New types of media continually emerge, and they evolve and “reinvent the ways that we speak and engage,” said the memorandum. Yet governments “too often try to regulate" those new media, "fearing that widespread adoption may be harmful,” it said.

A “common refrain” among lawmakers is that the nature of a new technology “requires limiting minors’ access” to the protected speech, ideas and content available via these media “because new channels of expression may endanger or harm our youth,” said the memorandum. But the U.S. Supreme Court “has consistently rejected” as contrary to the First Amendment “state control" of minors' use of new media technology, it said.

The Utah statute “should likewise be rejected as an unconstitutional attempt to regulate minors’ ability to access, speak, hear, share, and otherwise engage in protected speech,” said the memorandum. The statute requires a content-, viewpoint- and speaker-based “subset of covered websites” to verify all users’ ages, obtain parental consent before allowing minors to hold accounts, obtain information about minors’ and parents’ identities and block minors’ access to these websites during an overnight “curfew,” it said.

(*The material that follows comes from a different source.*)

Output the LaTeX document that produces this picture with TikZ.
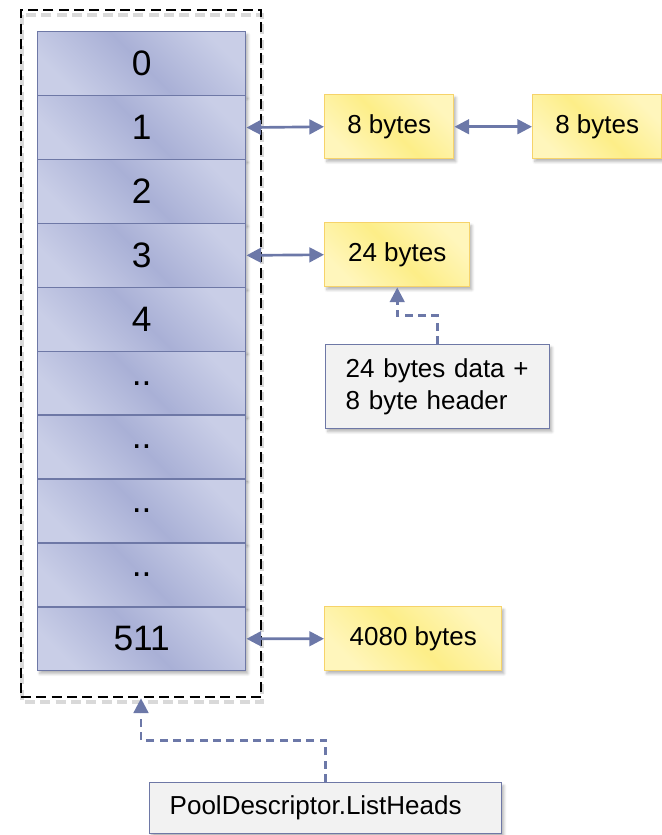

But the statute exempts dozens of categories of comparable websites “that disseminate the same or similar speech,” said the memorandum. Its bans and restrictions “also impede adults’ ability to access and engage in protected speech on covered websites,” it said. Decades of First Amendment precedent “prohibit all of this,” it said.

The statute’s “haphazard” definitions “create illogical results,” said the memorandum. YouTube must comply with it, but Netflix is exempted, it said. The X platform also must comply, but Bluesky, Gab and Truth Social are exempted because the statute applies only to websites that have at least 5 million global account holders, it said. Because the statute “disfavors” only certain websites, it can’t survive “any level of First Amendment scrutiny -- much less strict scrutiny -- and it is therefore unconstitutional,” it said.